Terminology and CPU Parallelism

  • Several comments object to the term “hyperscalar”; “superscalar” already has a precise meaning (multiple different instructions per cycle), distinct from SIMD (one instruction, many data).
  • Correct terminology matters because modern cores combine multiple dimensions: superscalar, out-of-order, and SIMD execution.

VLIW, Explicit Data Graphs, and Scheduling

  • A proposed “instruction tree API” from software to hardware is likened to VLIW and to explicit data graph execution.
  • VLIW historically struggled on general-purpose CPUs (unpredictable memory, scheduling complexity), though it succeeds in niche DSPs and tight loop kernels.

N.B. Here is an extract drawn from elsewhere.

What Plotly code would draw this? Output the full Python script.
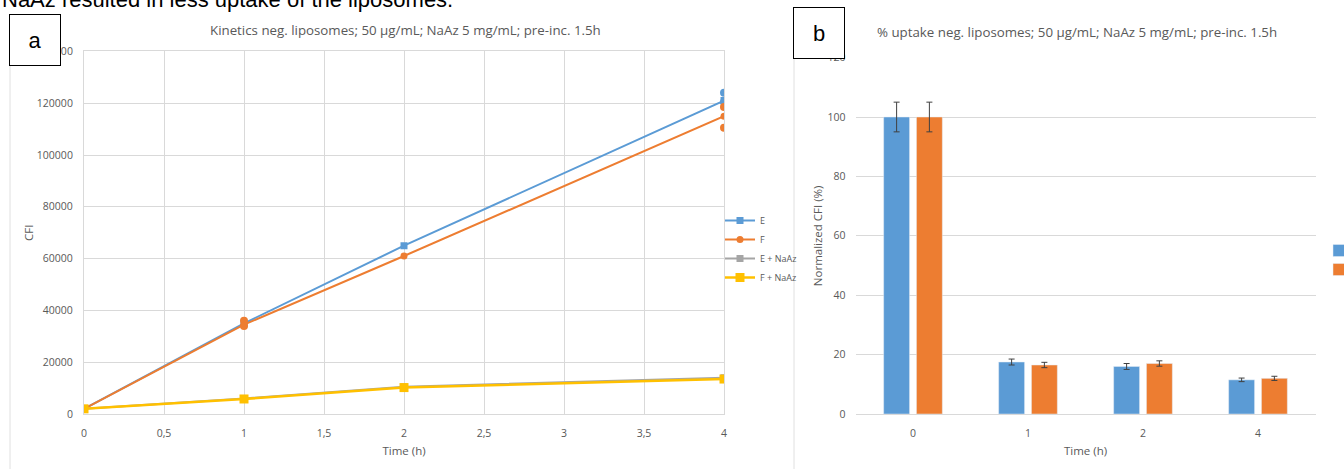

CPU SIMD vs GPU / CUDA Ecosystems

  • Debate on whether “just use CUDA” is superior to x86 SIMD:
    • Pro: PTX acts as a stable intermediate, giving NVIDIA room to radically change hardware while preserving code; many CUDA codes remain viable across generations.
    • Con: For peak performance, kernels still get retuned or rewritten per architecture; PTX semantics have evolved and are not perfectly stable.
  • Comparison to CPUs: x86 code from 15 years ago runs but cannot magically exploit AVX-512, similar to old PTX not using tensor cores.

Intrinsics vs Higher-Level SIMD Abstractions

  • Split views:
    • One camp favors direct intrinsics or per-ISA implementations, arguing abstractions can’t hide real architectural differences.
    • Others advocate portable SIMD libraries (e.g., C# Vector<T>, C++ libraries, Rust std::simd) that:
      • Provide zero-cost mappings to intrinsics.
      • Allow portable arithmetic with “escape hatches” for ISA-specific operations.
  • Some report abstractions occasionally underperform, forcing rewrites with intrinsics; others show cases where portable code outperforms hand-tuned intrinsics.

Use Cases, Latency, and Memory Hierarchy

  • GPUs dominate for large, throughput-oriented workloads, especially matrix multiplication and AI kernels, helped by huge register files, shared memory crossbars, and high bandwidth.
  • CPUs remain preferable for:
    • Low-latency, control-heavy tasks (e.g., order matching engines, small neural nets).
    • Very large memory footprints where DRAM capacity and cache behavior matter.
  • Apple-style unified memory reduces but does not eliminate CPU–GPU synchronization overhead.

Numerical and Implementation Details

  • Discussion of using sqrt(a*b) vs sqrt(a)*sqrt(b): author defends the latter on accuracy and SIMD hardware behavior (many roots in parallel, same latency).
  • Requests and follow-ups about NumPy and corrected figure labeling.
  • Some see DSLs / GPU-style languages (CUDA, shader-like C++) as the most ergonomic way to write SIMD; Mojo is cited as aiming to bring such capabilities via MLIR-based compilation.